Records to process:
################
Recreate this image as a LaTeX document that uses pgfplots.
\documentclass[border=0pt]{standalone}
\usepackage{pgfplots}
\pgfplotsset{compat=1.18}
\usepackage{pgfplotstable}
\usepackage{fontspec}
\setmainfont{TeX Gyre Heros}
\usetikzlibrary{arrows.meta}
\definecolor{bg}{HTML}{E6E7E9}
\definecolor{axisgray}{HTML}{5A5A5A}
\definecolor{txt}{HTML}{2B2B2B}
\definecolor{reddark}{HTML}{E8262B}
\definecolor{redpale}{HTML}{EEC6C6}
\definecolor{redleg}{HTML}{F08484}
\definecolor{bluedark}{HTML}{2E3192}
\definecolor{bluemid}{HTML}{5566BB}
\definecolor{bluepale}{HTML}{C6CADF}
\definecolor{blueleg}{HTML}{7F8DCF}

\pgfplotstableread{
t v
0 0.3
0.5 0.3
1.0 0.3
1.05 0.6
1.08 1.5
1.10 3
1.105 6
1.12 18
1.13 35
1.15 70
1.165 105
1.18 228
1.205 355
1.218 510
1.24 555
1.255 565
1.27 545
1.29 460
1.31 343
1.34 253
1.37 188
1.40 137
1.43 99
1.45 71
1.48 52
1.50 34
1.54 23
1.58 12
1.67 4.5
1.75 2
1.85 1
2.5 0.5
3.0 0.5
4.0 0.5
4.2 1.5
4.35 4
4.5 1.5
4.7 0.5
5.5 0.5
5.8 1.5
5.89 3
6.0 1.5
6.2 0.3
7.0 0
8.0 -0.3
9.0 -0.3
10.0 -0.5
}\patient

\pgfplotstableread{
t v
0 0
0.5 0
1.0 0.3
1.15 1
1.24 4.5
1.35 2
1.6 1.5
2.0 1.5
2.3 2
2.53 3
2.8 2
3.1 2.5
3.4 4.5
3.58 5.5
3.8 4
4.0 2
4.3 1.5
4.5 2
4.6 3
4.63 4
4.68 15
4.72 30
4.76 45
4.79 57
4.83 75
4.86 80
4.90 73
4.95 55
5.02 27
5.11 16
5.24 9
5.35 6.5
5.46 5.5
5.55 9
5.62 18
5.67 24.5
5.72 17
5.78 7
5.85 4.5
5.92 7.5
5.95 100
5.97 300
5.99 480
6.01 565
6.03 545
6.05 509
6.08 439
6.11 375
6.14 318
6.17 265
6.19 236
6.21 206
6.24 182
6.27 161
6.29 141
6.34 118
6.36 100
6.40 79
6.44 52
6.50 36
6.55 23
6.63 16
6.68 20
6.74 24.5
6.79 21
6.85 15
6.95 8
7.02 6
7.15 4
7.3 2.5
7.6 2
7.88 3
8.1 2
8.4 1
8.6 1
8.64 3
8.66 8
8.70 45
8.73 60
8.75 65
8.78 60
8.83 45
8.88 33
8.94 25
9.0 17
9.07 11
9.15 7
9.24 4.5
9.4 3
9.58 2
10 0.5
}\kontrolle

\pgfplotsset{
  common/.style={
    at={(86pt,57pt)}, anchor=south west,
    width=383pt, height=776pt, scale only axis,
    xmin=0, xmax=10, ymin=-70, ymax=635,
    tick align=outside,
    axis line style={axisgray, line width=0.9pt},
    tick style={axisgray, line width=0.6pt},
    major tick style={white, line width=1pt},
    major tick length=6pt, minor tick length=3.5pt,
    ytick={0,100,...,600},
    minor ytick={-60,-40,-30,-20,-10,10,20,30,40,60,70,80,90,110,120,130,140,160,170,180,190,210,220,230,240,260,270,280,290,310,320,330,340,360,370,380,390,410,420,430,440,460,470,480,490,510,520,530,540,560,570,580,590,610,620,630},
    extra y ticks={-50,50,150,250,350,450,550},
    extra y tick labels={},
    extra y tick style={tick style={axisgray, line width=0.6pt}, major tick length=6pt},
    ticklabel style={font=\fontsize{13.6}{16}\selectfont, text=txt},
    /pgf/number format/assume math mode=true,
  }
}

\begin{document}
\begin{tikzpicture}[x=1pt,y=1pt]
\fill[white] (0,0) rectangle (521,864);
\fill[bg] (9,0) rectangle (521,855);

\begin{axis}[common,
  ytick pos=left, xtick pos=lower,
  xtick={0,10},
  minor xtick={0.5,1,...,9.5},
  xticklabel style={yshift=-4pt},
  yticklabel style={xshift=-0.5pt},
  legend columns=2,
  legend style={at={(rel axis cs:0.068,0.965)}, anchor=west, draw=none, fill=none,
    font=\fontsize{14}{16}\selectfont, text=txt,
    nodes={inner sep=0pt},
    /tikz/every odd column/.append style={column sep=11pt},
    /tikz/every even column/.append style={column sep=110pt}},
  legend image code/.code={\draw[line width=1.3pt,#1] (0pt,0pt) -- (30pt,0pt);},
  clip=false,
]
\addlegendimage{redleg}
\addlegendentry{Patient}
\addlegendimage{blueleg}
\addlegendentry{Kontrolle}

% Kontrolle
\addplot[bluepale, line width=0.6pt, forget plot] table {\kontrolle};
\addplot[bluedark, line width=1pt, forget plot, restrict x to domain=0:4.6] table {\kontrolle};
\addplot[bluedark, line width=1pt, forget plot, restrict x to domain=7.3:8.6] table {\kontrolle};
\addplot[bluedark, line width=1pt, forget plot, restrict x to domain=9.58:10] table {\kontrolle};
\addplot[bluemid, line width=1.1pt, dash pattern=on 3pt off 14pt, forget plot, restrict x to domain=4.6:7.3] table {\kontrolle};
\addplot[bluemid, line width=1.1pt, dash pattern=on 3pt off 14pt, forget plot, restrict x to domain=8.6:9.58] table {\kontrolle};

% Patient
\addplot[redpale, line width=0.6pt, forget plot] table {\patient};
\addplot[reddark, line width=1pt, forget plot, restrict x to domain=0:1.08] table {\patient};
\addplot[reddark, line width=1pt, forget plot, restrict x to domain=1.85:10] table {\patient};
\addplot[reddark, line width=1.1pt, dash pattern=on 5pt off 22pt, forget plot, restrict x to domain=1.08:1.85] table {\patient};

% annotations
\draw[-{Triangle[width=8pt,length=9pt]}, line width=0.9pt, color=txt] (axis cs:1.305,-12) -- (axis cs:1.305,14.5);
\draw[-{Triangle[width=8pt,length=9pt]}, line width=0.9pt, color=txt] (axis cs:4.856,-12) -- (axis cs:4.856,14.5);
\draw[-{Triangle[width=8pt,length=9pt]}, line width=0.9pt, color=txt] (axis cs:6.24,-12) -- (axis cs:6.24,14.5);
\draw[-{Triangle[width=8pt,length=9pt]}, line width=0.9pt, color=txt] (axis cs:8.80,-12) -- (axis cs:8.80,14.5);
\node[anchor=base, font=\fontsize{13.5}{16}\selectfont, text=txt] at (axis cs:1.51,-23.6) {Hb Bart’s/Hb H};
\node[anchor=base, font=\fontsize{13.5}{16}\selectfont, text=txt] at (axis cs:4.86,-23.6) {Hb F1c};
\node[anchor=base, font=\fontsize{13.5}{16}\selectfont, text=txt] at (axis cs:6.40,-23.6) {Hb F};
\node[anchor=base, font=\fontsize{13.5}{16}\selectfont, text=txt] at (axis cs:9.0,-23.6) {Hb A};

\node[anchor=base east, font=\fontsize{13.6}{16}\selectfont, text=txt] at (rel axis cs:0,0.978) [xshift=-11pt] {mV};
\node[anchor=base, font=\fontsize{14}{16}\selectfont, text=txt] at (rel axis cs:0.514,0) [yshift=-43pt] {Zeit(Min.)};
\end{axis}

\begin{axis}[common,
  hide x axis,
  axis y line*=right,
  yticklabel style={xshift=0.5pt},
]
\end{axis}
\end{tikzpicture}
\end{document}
################
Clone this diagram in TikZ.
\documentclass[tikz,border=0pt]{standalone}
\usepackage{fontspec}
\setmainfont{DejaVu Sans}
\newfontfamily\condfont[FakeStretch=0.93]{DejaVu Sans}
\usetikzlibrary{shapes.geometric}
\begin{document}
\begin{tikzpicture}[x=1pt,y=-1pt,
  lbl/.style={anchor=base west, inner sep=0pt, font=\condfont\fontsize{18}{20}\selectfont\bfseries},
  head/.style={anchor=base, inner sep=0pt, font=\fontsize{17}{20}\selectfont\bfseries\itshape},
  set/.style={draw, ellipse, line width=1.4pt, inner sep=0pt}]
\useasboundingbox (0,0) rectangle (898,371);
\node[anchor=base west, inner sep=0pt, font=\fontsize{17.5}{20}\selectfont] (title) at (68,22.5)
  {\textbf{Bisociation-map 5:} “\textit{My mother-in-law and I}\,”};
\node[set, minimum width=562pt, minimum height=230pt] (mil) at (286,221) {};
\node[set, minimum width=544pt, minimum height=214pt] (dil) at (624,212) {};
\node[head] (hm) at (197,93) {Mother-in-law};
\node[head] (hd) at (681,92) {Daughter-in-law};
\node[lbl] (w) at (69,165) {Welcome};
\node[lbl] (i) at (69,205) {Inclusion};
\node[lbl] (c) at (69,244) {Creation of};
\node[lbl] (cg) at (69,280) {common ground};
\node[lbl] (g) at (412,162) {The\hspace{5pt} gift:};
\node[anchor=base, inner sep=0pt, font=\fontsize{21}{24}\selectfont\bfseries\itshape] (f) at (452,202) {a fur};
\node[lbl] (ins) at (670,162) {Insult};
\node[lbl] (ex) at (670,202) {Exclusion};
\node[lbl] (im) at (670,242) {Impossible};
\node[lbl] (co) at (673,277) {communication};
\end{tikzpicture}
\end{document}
################
Report only how many lines in the records contain the word "this".

2